Chairman of the Moderates Lars Loekke Rasmussen attends a party leader debate at the Confederation of Danish Industry’s building in Copenhagen on March 25, 2026, the day after the parliamentary election. (Photo by Liselotte Sabroe / Ritzau Scanpix / AFP) / Denmark OUT

King Frederik was to meet party leaders individually later Wednesday to determine who should be asked to try to form the next government.

“My expectation is that Mette Frederiksen will become prime minister,” University of Copenhagen political science professor Rune Stubager told reporters.

“But I don’t know with the backing of which parties, like the left wing or the right wing,” he said.

He noted that Lokke, a two-time former prime minister, would likely vie for the position of prime minister, even though he has adamantly denied any interest in the job.

“Danes want me and not another prime minister. I still have the backing to be able to continue on behalf of the Danish people,” Frederiksen insisted during the debate.

Frederiksen has for the past four years headed an unprecedented left-right coalition made up of her Social Democrats, the Moderates and the Liberals.

The Liberals have refused to continue in a Social Democrat-led government.

‘Too Hard To Say’

Danes are now prepared for long negotiations. After the 2022 election, the talks lasted six weeks.

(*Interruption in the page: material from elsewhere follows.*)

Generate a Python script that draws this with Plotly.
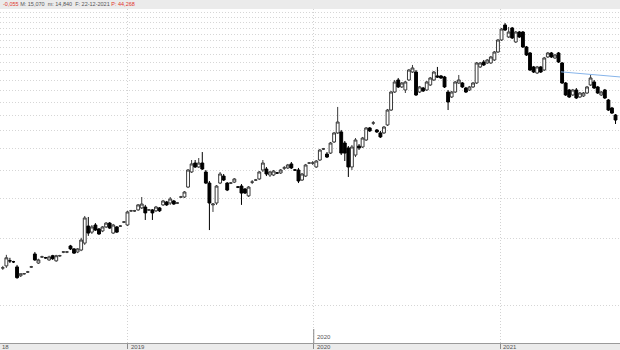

“It’s a long process, which means the government won’t be formed and it will be quite difficult to pass laws during this period,” lamented Jesper Dyrfjeld Christensen, a 54-year-old engineer.

“It’s really too hard to say who will be part of the coalition,” admitted Stubager.

With 12 parties in parliament, the political landscape is jagged — though Denmark is accustomed to minority governments.

“To some extent, this is the way Danish politics works. You have a minority government in the centre which forms a majority with the left on some issues and with the right on others,” he explained.

The negotiations are expected to focus on economic and pension issues, pollution and immigration, he said.

The traditional far-right party, the Danish People’s Party, which has heavily influenced policy since the late 1990s but slumped in the 2022 election, more than tripled its result to 9.1 per cent of votes.

The three anti-immigration groups together garnered 17 per cent, a stable figure for Denmark’s populist right over the past two decades.

“If negotiations take place in the left-wing bloc with the moderates, then there will be more focus on green issues than on immigration,” Stubager said.

“But if, instead, the Moderates negotiate with the parties on the right, then the central issue will be immigration.”

Four seats in Denmark’s parliament are held by its two autonomous territories — two for Greenland and two for the Faroe Islands.

While the Faroese renewed the mandates of the two outgoing lawmakers, with one for each bloc, Greenland overwhelmingly backed the left-wing party and Naleraq, which advocates rapid independence from Denmark.